In this case, I don't think another browser would help. If I understand the exploit correctly, Samsung's modified dialer is the issue here, not the browser itself. In other words, unless your browser does not do phone number detection (which will pass phone numbers to the dialer when clicked) then you can be hit by this no matter which browser you are using. There's no safety for this one if you're using one of these, except plain old common sense. The old rule still holds: If you suspect a malicious link, don't click it.
Not safe enough : an URL can be resolved automatically without user interaction, like an HTML frame src URL, or a QRCode reader.
Or a RSS app: RSS Republic & co does it and, ironically, many android users actually notice the exploit news article and experience what it can do actually at the same times, thanks to their news feed app ;-).
I recently bought a Samsung 7.7 Tab. I have a Galaxy Phone as well, which I rooted and put a custom ROM on long ago. I forgot how misarable and downright shitty Touchwiz is. It adds *nothing* to stock Android. Id be willing top pay 10 euro s more for a clean device so I would nt have the hassle of flashing and so on, to take off the unneeded bloat that.s called TouchWiz
There are a lot of conflicting reports on this. From this Google's commit:
https://android.googlesource.com/platform/packages/apps/Contacts/+/3...
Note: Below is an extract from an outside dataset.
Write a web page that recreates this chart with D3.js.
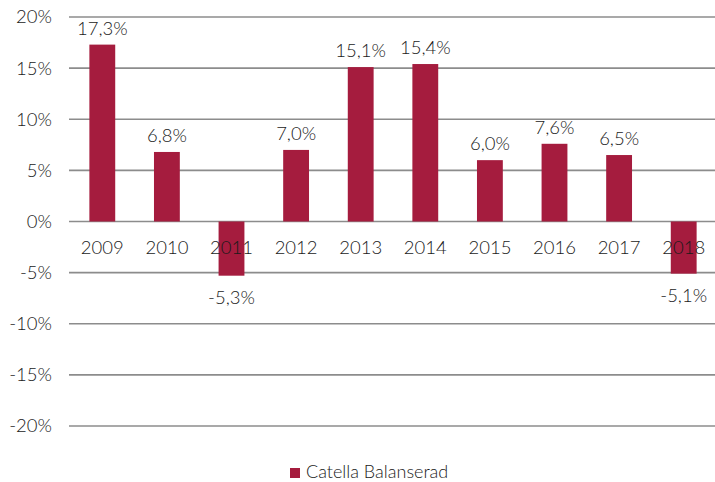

it seems like this was a stock Android dialer bug that was fixed in June. This is consistent with the claim here: http://securitywatch.pcmag.com/none/303097-dirty-ussd-hack-wipes-sa...
that it was reported to Samsung and Google in June.
There are reports that this fix was shipped in 4.0.4 and 4.1 stock builds and Samsung pushed OTA updates where it could. Of course, those using carrier-provided ROMs can be out of luck.
Androidpolice says most US carriers likely pushed a fix last week: http://www.androidpolice.com/2012/09/25/video-most-galaxy-s-iii-dev...
This is for S3, don't know about other models.
They didn't pushed a *fix*, but a full upgrade to Android 4.0.4 or sooner, which already include the fix.
I'll bet that they didn't even knew that the issue existed on the first place and that only this upgrade comes with the fix. May Jelly Bean was not ready to broadcast, I'm pretty sure no official fix will be available yet.
The root bug is in the stock Android Dialer app, and was fixed in 4.0.4. An hotfix patch was pushed toward custom ROMs makers, but it seems that phone markers were more busy polishing their custom look & feel than fixing venulverality holes.
Meanwhile, install and make it default TEL handler this proxy dialer quickly hacked by XDA developers last night:
https://play.google.com/store/apps/details?id=org.mulliner.telstop
This reminds me of these iOS exploits that one used for jailbreaking back in the old days. You just opened a specially crafted web page or PDF document and boom ! Out came root access !
Seriously, mobile OS security is such a joke, I can only wonder why all the flaws of our beloved gadgets haven't been used for large-scale cyber-warfare yet.